→ What you are asked to do
Count the lines that hold the string "this". Reply with the number alone.

→ Entries provided
----------------------------------------

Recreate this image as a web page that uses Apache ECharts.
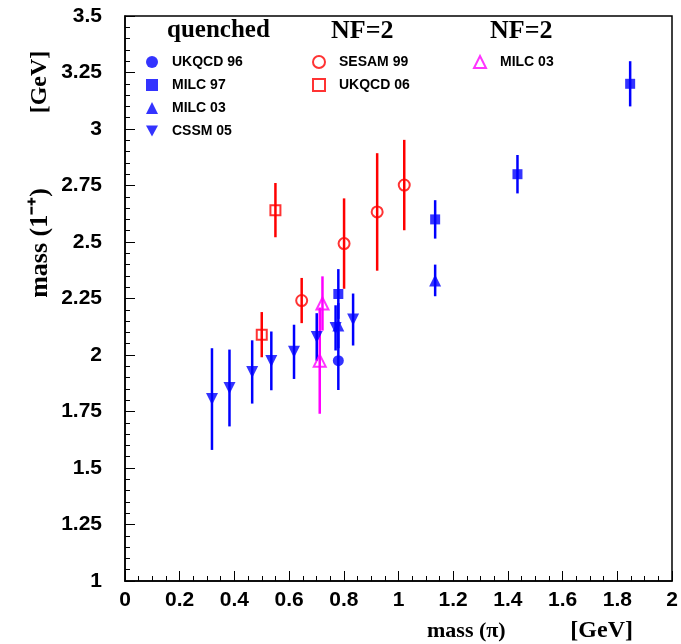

----------------------------------------

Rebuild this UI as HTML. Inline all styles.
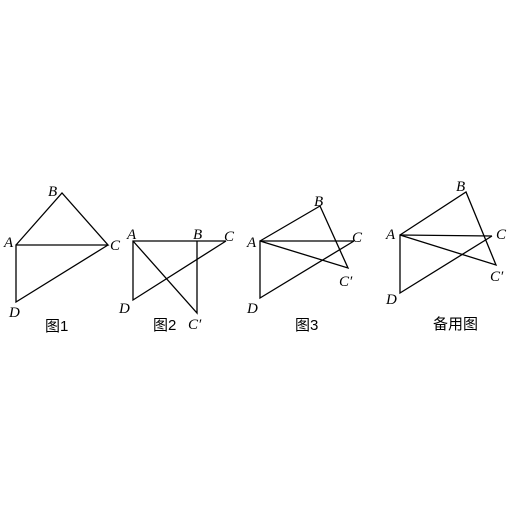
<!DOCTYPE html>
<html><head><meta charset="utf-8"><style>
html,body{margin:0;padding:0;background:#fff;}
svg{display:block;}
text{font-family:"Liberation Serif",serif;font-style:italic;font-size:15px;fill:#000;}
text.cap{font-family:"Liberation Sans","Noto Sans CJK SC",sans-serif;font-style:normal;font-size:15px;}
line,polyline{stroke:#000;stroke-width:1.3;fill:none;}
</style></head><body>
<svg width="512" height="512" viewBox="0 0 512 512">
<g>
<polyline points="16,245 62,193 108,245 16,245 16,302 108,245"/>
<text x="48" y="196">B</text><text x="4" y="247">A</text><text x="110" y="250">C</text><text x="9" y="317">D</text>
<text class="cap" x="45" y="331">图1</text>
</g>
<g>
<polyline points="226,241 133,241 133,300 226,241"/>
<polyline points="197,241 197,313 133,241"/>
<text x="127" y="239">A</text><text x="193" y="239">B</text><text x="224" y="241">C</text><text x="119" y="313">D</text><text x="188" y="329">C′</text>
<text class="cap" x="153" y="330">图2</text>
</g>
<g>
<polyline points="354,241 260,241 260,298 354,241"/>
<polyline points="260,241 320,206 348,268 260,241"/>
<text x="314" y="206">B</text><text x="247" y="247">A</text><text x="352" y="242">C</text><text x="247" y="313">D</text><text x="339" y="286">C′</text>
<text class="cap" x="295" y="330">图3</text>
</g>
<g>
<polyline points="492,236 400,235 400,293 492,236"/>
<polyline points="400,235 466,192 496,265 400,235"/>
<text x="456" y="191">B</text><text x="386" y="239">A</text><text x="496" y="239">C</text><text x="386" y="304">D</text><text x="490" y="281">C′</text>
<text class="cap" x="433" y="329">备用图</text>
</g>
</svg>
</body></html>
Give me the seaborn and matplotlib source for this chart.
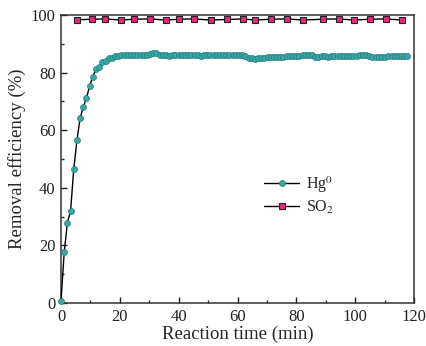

----------------------------------------

→ Exercise output
3